> [Task inputs]
┄┄┄┄┄┄

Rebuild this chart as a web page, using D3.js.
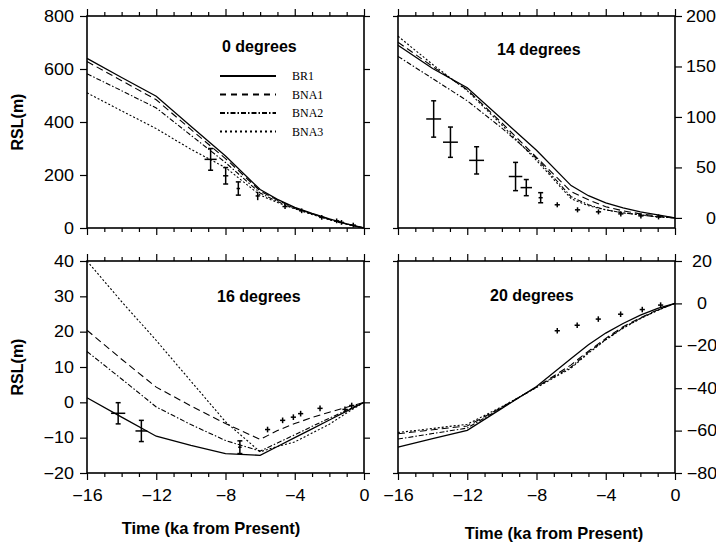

┄┄┄┄┄┄

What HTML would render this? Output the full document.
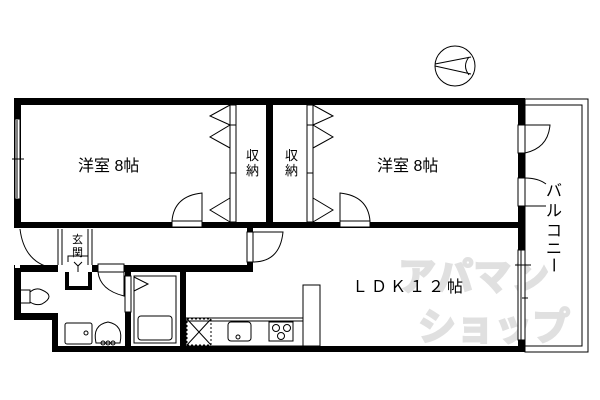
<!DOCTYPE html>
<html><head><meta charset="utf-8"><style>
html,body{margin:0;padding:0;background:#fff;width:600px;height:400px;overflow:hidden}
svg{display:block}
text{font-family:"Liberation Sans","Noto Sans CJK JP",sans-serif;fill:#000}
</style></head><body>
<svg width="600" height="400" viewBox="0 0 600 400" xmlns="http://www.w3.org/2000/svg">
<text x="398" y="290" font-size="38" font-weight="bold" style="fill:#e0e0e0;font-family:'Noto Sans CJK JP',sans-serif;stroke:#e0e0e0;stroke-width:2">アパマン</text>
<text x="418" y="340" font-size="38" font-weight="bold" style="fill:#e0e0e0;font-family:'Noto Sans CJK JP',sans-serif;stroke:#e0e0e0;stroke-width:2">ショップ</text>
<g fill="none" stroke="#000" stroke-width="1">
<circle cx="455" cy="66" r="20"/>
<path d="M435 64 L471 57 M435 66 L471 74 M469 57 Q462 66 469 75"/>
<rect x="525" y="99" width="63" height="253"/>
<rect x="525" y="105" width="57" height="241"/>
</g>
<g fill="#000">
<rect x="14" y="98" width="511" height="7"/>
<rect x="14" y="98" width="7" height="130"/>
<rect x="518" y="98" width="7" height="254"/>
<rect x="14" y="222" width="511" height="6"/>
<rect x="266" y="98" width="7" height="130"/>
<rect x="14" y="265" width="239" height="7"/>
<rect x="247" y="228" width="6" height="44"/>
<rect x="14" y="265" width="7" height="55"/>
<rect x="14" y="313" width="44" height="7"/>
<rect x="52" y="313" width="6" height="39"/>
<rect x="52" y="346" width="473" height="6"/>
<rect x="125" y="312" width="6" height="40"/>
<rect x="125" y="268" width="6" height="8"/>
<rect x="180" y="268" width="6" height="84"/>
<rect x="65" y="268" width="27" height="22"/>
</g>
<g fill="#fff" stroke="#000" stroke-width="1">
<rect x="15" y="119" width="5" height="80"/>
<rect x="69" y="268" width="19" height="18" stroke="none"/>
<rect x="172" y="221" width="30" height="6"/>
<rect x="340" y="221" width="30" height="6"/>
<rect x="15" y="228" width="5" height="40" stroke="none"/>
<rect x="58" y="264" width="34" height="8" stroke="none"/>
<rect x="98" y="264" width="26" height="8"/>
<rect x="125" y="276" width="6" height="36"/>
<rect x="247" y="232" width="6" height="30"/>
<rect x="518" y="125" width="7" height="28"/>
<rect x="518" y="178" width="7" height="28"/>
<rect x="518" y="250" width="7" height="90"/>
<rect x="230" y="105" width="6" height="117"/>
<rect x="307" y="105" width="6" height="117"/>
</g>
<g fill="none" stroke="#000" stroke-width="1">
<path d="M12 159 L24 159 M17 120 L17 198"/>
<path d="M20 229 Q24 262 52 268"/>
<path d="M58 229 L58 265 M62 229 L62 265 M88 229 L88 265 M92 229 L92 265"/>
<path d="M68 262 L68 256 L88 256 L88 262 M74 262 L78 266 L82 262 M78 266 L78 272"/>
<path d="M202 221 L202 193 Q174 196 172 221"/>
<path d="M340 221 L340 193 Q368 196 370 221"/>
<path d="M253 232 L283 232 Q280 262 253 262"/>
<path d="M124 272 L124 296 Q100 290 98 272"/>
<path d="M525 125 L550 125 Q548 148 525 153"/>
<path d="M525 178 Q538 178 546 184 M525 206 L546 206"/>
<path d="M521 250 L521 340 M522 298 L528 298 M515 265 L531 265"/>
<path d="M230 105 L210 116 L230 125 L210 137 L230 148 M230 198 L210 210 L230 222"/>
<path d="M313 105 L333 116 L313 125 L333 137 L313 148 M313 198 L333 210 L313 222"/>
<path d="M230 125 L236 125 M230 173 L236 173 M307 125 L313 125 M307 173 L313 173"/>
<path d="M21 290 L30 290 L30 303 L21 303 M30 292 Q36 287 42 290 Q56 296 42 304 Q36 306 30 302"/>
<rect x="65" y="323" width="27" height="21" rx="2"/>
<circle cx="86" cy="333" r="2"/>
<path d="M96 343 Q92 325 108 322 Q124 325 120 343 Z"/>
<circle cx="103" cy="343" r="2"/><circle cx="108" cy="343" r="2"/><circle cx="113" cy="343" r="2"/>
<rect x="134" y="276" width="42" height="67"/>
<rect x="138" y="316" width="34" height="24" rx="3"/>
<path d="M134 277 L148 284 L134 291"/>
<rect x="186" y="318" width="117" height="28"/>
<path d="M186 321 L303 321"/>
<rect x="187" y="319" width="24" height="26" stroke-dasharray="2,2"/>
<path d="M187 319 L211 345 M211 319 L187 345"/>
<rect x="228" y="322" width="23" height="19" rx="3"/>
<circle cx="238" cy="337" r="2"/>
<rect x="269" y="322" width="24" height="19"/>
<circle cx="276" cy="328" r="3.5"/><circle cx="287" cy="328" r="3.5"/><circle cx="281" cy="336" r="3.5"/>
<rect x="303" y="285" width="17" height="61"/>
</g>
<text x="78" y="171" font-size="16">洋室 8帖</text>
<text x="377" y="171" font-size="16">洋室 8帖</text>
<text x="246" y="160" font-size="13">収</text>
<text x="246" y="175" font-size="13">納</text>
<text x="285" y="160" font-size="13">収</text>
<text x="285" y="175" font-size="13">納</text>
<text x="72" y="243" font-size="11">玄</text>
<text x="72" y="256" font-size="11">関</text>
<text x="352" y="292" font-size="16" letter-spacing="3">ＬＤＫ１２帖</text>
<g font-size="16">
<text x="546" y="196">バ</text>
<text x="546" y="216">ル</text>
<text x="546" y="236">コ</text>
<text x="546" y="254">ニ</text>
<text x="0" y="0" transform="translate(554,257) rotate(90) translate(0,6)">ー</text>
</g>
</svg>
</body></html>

┄┄┄┄┄┄

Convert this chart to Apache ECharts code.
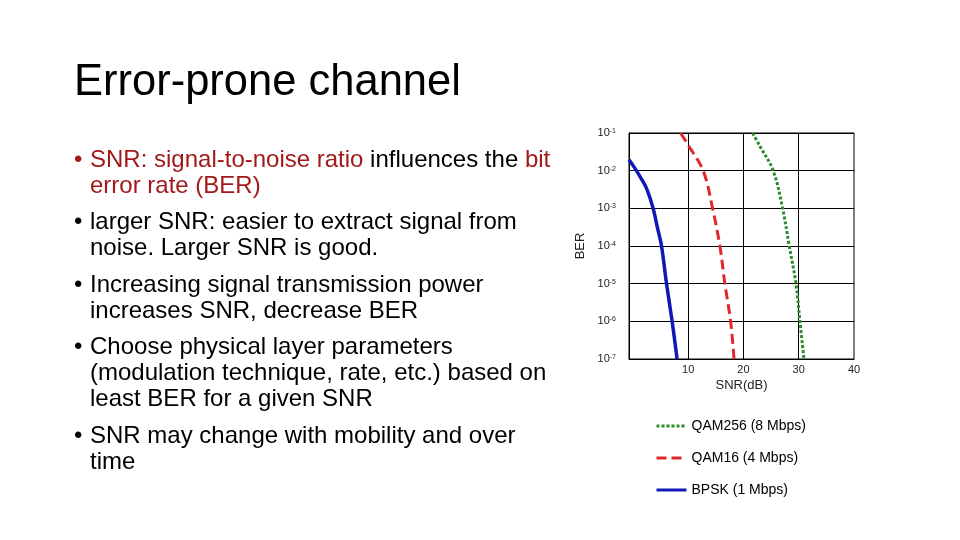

┄┄┄┄┄┄

> [What is asked]
Extract, from the listing above, every line where the string "chart" occurs.

> [Problem solution]
Rebuild this chart as a web page, using D3.js.
Convert this chart to Apache ECharts code.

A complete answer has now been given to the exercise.